* **The problem**:
Skip the pictures and repeat each line of the data exactly.
::::
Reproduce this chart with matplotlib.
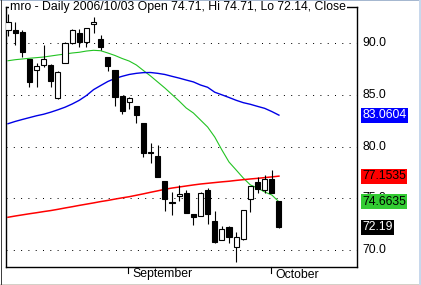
#!/usr/bin/env python3
"""
mro daily candlestick chart with moving averages (Aug-Oct 2006)
"""

import matplotlib
matplotlib.use('Agg')
import matplotlib.pyplot as plt
import matplotlib.transforms as mtransforms
from matplotlib.patches import Rectangle
import numpy as np

plt.rcParams['font.family'] = ['Liberation Sans', 'DejaVu Sans']
FS = 8.8

# =============================================================================
# Data
# =============================================================================
opens = [91.31, 91.31, 91.14, 88.47, 87.43, 87.92, 87.92, 84.69, 88.14, 90.02,
         90.99, 90.17, 91.89, 90.41, 88.66, 87.43, 84.92, 84.31, 83.95, 82.27,
         79.49, 79.10, 76.68, 74.60, 75.23, 75.49, 73.49, 73.32, 75.81, 72.81,
         70.97, 72.20, 70.26, 71.07, 74.91, 76.56, 75.81, 76.88, 74.71]
highs = [92.86, 92.11, 91.31, 88.50, 88.11, 89.85, 88.00, 87.30, 90.10, 91.40,
         91.40, 91.50, 92.54, 90.82, 88.69, 87.45, 84.95, 84.85, 83.97, 82.30,
         80.33, 80.17, 76.70, 75.65, 76.30, 75.81, 73.50, 75.60, 75.98, 73.78,
         72.35, 72.35, 71.77, 73.90, 76.22, 77.10, 77.26, 77.75, 74.71]
lows = [90.73, 89.85, 88.72, 85.79, 85.79, 87.75, 85.79, 84.65, 88.10, 89.95,
        89.66, 89.63, 90.99, 89.37, 87.37, 83.95, 83.17, 83.66, 82.27, 78.98,
        78.46, 77.08, 73.81, 73.39, 74.77, 73.55, 72.42, 73.30, 72.52, 70.71,
        70.95, 70.65, 68.87, 71.00, 73.71, 75.49, 75.49, 75.55, 72.14]
closes = [92.11, 90.99, 89.21, 86.30, 87.82, 88.47, 86.40, 87.27, 90.02, 91.31,
          90.17, 91.47, 92.11, 89.63, 87.85, 84.79, 83.49, 84.69, 83.05, 79.42,
          79.37, 77.10, 74.91, 74.56, 75.42, 73.61, 73.23, 75.55, 73.46, 70.80,
          72.00, 71.23, 71.29, 73.87, 76.20, 75.94, 76.88, 75.55, 72.19]

ma_green = [88.33, 88.43, 88.50, 88.57, 88.63, 88.69, 88.79, 88.89, 88.98, 89.08,
            89.15, 89.27, 89.34, 89.30, 89.08, 88.84, 88.55, 88.30, 87.92, 87.38,
            86.85, 86.27, 85.69, 85.06, 84.43, 83.75, 83.27, 82.59, 81.91, 80.94,
            79.69, 78.52, 77.75, 76.97, 76.30, 76.00, 75.62, 75.33, 74.6635]
ma_blue = [82.23, 82.45, 82.64, 82.82, 83.00, 83.15, 83.35, 83.58, 83.83, 84.14,
           84.50, 84.96, 85.53, 85.93, 86.32, 86.61, 86.82, 87.00, 87.11, 87.18,
           87.19, 87.11, 87.00, 86.82, 86.65, 86.46, 86.28, 85.98, 85.76, 85.28,
           85.03, 84.77, 84.50, 84.27, 84.11, 83.91, 83.72, 83.41, 83.0604]
ma_red = [73.17, 73.29, 73.40, 73.51, 73.61, 73.72, 73.82, 73.94, 74.07, 74.19,
          74.32, 74.44, 74.56, 74.69, 74.80, 74.93, 75.05, 75.16, 75.30, 75.44,
          75.59, 75.73, 75.88, 76.00, 76.10, 76.20, 76.30, 76.39, 76.46, 76.53,
          76.60, 76.66, 76.74, 76.81, 76.88, 76.94, 77.01, 77.08, 77.1535]

month_idx = [17, 37]
month_names = ['September', 'October']
price_ticks = [70.0, 75.0, 80.0, 85.0, 90.0]

title = 'mro - Daily 2006/10/03 Open 74.71, Hi 74.71, Lo 72.14, Close'

# =============================================================================
# Figure
# =============================================================================
W, H = 421, 285
fig = plt.figure(figsize=(W / 100, H / 100), dpi=100)
ax = fig.add_axes([6 / W, 18 / H, 351 / W, 260 / H])
ax.set_xlim(-0.28, 48.95)
ax.set_ylim(68.353, 93.535)

for s in ['left', 'right', 'bottom', 'top']:
    ax.spines[s].set_linewidth(1.0)
    ax.spines[s].set_color('black')
ax.set_xticks([])
ax.set_yticks([])

# dotted grid
for p in price_ticks:
    ax.axhline(p, color='black', linewidth=0.72, dashes=(1, 6.3), zorder=1)

x = np.arange(len(closes))

# moving averages
ax.plot(x, ma_green, color='#22c322', linewidth=0.8, zorder=2)
ax.plot(x, ma_blue, color='#0000e6', linewidth=1.0, zorder=2)
ax.plot(x, ma_red, color='#ff0000', linewidth=1.1, zorder=2)

# candles
o = np.array(opens)
c = np.array(closes)
ax.vlines(x, lows, highs, color='black', linewidth=0.8, zorder=3)
body_bottom = np.minimum(o, c)
body_h = np.maximum(np.abs(c - o), 0.08)
face = ['white' if cc > oo else 'black' for oo, cc in zip(o, c)]
ax.bar(x, body_h, bottom=body_bottom, width=0.72, color=face,
       edgecolor='black', linewidth=0.8, zorder=4)

# price labels on the right
ytrans = mtransforms.blended_transform_factory(ax.transAxes, ax.transData)
lx = (362 - 6) / 351
for p in price_ticks:
    ax.text(lx, p, f'{p:.1f}', transform=ytrans, fontsize=FS,
            va='center', ha='left', clip_on=False)

boxes = [(ma_blue[-1], '83.0604', '#0000ff', 'white'),
         (ma_red[-1], '77.1535', '#ff0000', 'black'),
         (ma_green[-1], '74.6635', '#33cc33', 'black'),
         (closes[-1], '72.19', 'black', 'white')]
for val, txt, bg, fg in boxes:
    ax.text(lx, val, txt, transform=ytrans, fontsize=FS, color=fg,
            va='center', ha='left', clip_on=False, zorder=10,
            bbox=dict(boxstyle='square,pad=0.12', facecolor=bg, edgecolor='none'))

# month markers below the axis
xtrans = mtransforms.blended_transform_factory(ax.transData, ax.transAxes)
for i, name in zip(month_idx, month_names):
    ax.plot([i - 0.1, i - 0.1], [0, -6 / 260], transform=xtrans, color='black',
            linewidth=0.8, clip_on=False)
    ax.text(i + 0.5, -7.5 / 260, name, transform=xtrans, fontsize=FS,
            va='center', ha='left', clip_on=False)

# title sitting on the top frame line
ax.text(4 / 351, 1.0, title, transform=ax.transAxes, fontsize=FS,
        va='center', ha='left', clip_on=False, zorder=10,
        bbox=dict(boxstyle='square,pad=0.1', facecolor='white', edgecolor='none'))

# window borders
fig.patches.append(Rectangle((0, 0), 1, 1.5 / H, transform=fig.transFigure,
                             facecolor='#d4d0c8', edgecolor='none'))
fig.patches.append(Rectangle((0, (H - 1) / H), 1, 1 / H, transform=fig.transFigure,
                             facecolor='#a6b8d0', edgecolor='none'))
fig.patches.append(Rectangle((1 / W, 0), 1 / W, 1, transform=fig.transFigure,
                             facecolor='#404040', edgecolor='none'))
fig.patches.append(Rectangle(((W - 2) / W, 0), 2 / W, 1, transform=fig.transFigure,
                             facecolor='#c8d8ec', edgecolor='none'))

plt.savefig('out.png', dpi=100)
plt.close()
::::
* **Worked solution**:
Reproduce this chart with matplotlib.
#!/usr/bin/env python3
"""
mro daily candlestick chart with moving averages (Aug-Oct 2006)
"""

import matplotlib
matplotlib.use('Agg')
import matplotlib.pyplot as plt
import matplotlib.transforms as mtransforms
from matplotlib.patches import Rectangle
import numpy as np

plt.rcParams['font.family'] = ['Liberation Sans', 'DejaVu Sans']
FS = 8.8

# =============================================================================
# Data
# =============================================================================
opens = [91.31, 91.31, 91.14, 88.47, 87.43, 87.92, 87.92, 84.69, 88.14, 90.02,
         90.99, 90.17, 91.89, 90.41, 88.66, 87.43, 84.92, 84.31, 83.95, 82.27,
         79.49, 79.10, 76.68, 74.60, 75.23, 75.49, 73.49, 73.32, 75.81, 72.81,
         70.97, 72.20, 70.26, 71.07, 74.91, 76.56, 75.81, 76.88, 74.71]
highs = [92.86, 92.11, 91.31, 88.50, 88.11, 89.85, 88.00, 87.30, 90.10, 91.40,
         91.40, 91.50, 92.54, 90.82, 88.69, 87.45, 84.95, 84.85, 83.97, 82.30,
         80.33, 80.17, 76.70, 75.65, 76.30, 75.81, 73.50, 75.60, 75.98, 73.78,
         72.35, 72.35, 71.77, 73.90, 76.22, 77.10, 77.26, 77.75, 74.71]
lows = [90.73, 89.85, 88.72, 85.79, 85.79, 87.75, 85.79, 84.65, 88.10, 89.95,
        89.66, 89.63, 90.99, 89.37, 87.37, 83.95, 83.17, 83.66, 82.27, 78.98,
        78.46, 77.08, 73.81, 73.39, 74.77, 73.55, 72.42, 73.30, 72.52, 70.71,
        70.95, 70.65, 68.87, 71.00, 73.71, 75.49, 75.49, 75.55, 72.14]
closes = [92.11, 90.99, 89.21, 86.30, 87.82, 88.47, 86.40, 87.27, 90.02, 91.31,
          90.17, 91.47, 92.11, 89.63, 87.85, 84.79, 83.49, 84.69, 83.05, 79.42,
          79.37, 77.10, 74.91, 74.56, 75.42, 73.61, 73.23, 75.55, 73.46, 70.80,
          72.00, 71.23, 71.29, 73.87, 76.20, 75.94, 76.88, 75.55, 72.19]

ma_green = [88.33, 88.43, 88.50, 88.57, 88.63, 88.69, 88.79, 88.89, 88.98, 89.08,
            89.15, 89.27, 89.34, 89.30, 89.08, 88.84, 88.55, 88.30, 87.92, 87.38,
            86.85, 86.27, 85.69, 85.06, 84.43, 83.75, 83.27, 82.59, 81.91, 80.94,
            79.69, 78.52, 77.75, 76.97, 76.30, 76.00, 75.62, 75.33, 74.6635]
ma_blue = [82.23, 82.45, 82.64, 82.82, 83.00, 83.15, 83.35, 83.58, 83.83, 84.14,
           84.50, 84.96, 85.53, 85.93, 86.32, 86.61, 86.82, 87.00, 87.11, 87.18,
           87.19, 87.11, 87.00, 86.82, 86.65, 86.46, 86.28, 85.98, 85.76, 85.28,
           85.03, 84.77, 84.50, 84.27, 84.11, 83.91, 83.72, 83.41, 83.0604]
ma_red = [73.17, 73.29, 73.40, 73.51, 73.61, 73.72, 73.82, 73.94, 74.07, 74.19,
          74.32, 74.44, 74.56, 74.69, 74.80, 74.93, 75.05, 75.16, 75.30, 75.44,
          75.59, 75.73, 75.88, 76.00, 76.10, 76.20, 76.30, 76.39, 76.46, 76.53,
          76.60, 76.66, 76.74, 76.81, 76.88, 76.94, 77.01, 77.08, 77.1535]

month_idx = [17, 37]
month_names = ['September', 'October']
price_ticks = [70.0, 75.0, 80.0, 85.0, 90.0]

title = 'mro - Daily 2006/10/03 Open 74.71, Hi 74.71, Lo 72.14, Close'

# =============================================================================
# Figure
# =============================================================================
W, H = 421, 285
fig = plt.figure(figsize=(W / 100, H / 100), dpi=100)
ax = fig.add_axes([6 / W, 18 / H, 351 / W, 260 / H])
ax.set_xlim(-0.28, 48.95)
ax.set_ylim(68.353, 93.535)

for s in ['left', 'right', 'bottom', 'top']:
    ax.spines[s].set_linewidth(1.0)
    ax.spines[s].set_color('black')
ax.set_xticks([])
ax.set_yticks([])

# dotted grid
for p in price_ticks:
    ax.axhline(p, color='black', linewidth=0.72, dashes=(1, 6.3), zorder=1)

x = np.arange(len(closes))

# moving averages
ax.plot(x, ma_green, color='#22c322', linewidth=0.8, zorder=2)
ax.plot(x, ma_blue, color='#0000e6', linewidth=1.0, zorder=2)
ax.plot(x, ma_red, color='#ff0000', linewidth=1.1, zorder=2)

# candles
o = np.array(opens)
c = np.array(closes)
ax.vlines(x, lows, highs, color='black', linewidth=0.8, zorder=3)
body_bottom = np.minimum(o, c)
body_h = np.maximum(np.abs(c - o), 0.08)
face = ['white' if cc > oo else 'black' for oo, cc in zip(o, c)]
ax.bar(x, body_h, bottom=body_bottom, width=0.72, color=face,
       edgecolor='black', linewidth=0.8, zorder=4)

# price labels on the right
ytrans = mtransforms.blended_transform_factory(ax.transAxes, ax.transData)
lx = (362 - 6) / 351
for p in price_ticks:
    ax.text(lx, p, f'{p:.1f}', transform=ytrans, fontsize=FS,
            va='center', ha='left', clip_on=False)

boxes = [(ma_blue[-1], '83.0604', '#0000ff', 'white'),
         (ma_red[-1], '77.1535', '#ff0000', 'black'),
         (ma_green[-1], '74.6635', '#33cc33', 'black'),
         (closes[-1], '72.19', 'black', 'white')]
for val, txt, bg, fg in boxes:
    ax.text(lx, val, txt, transform=ytrans, fontsize=FS, color=fg,
            va='center', ha='left', clip_on=False, zorder=10,
            bbox=dict(boxstyle='square,pad=0.12', facecolor=bg, edgecolor='none'))

# month markers below the axis
xtrans = mtransforms.blended_transform_factory(ax.transData, ax.transAxes)
for i, name in zip(month_idx, month_names):
    ax.plot([i - 0.1, i - 0.1], [0, -6 / 260], transform=xtrans, color='black',
            linewidth=0.8, clip_on=False)
    ax.text(i + 0.5, -7.5 / 260, name, transform=xtrans, fontsize=FS,
            va='center', ha='left', clip_on=False)

# title sitting on the top frame line
ax.text(4 / 351, 1.0, title, transform=ax.transAxes, fontsize=FS,
        va='center', ha='left', clip_on=False, zorder=10,
        bbox=dict(boxstyle='square,pad=0.1', facecolor='white', edgecolor='none'))

# window borders
fig.patches.append(Rectangle((0, 0), 1, 1.5 / H, transform=fig.transFigure,
                             facecolor='#d4d0c8', edgecolor='none'))
fig.patches.append(Rectangle((0, (H - 1) / H), 1, 1 / H, transform=fig.transFigure,
                             facecolor='#a6b8d0', edgecolor='none'))
fig.patches.append(Rectangle((1 / W, 0), 1 / W, 1, transform=fig.transFigure,
                             facecolor='#404040', edgecolor='none'))
fig.patches.append(Rectangle(((W - 2) / W, 0), 2 / W, 1, transform=fig.transFigure,
                             facecolor='#c8d8ec', edgecolor='none'))

plt.savefig('out.png', dpi=100)
plt.close()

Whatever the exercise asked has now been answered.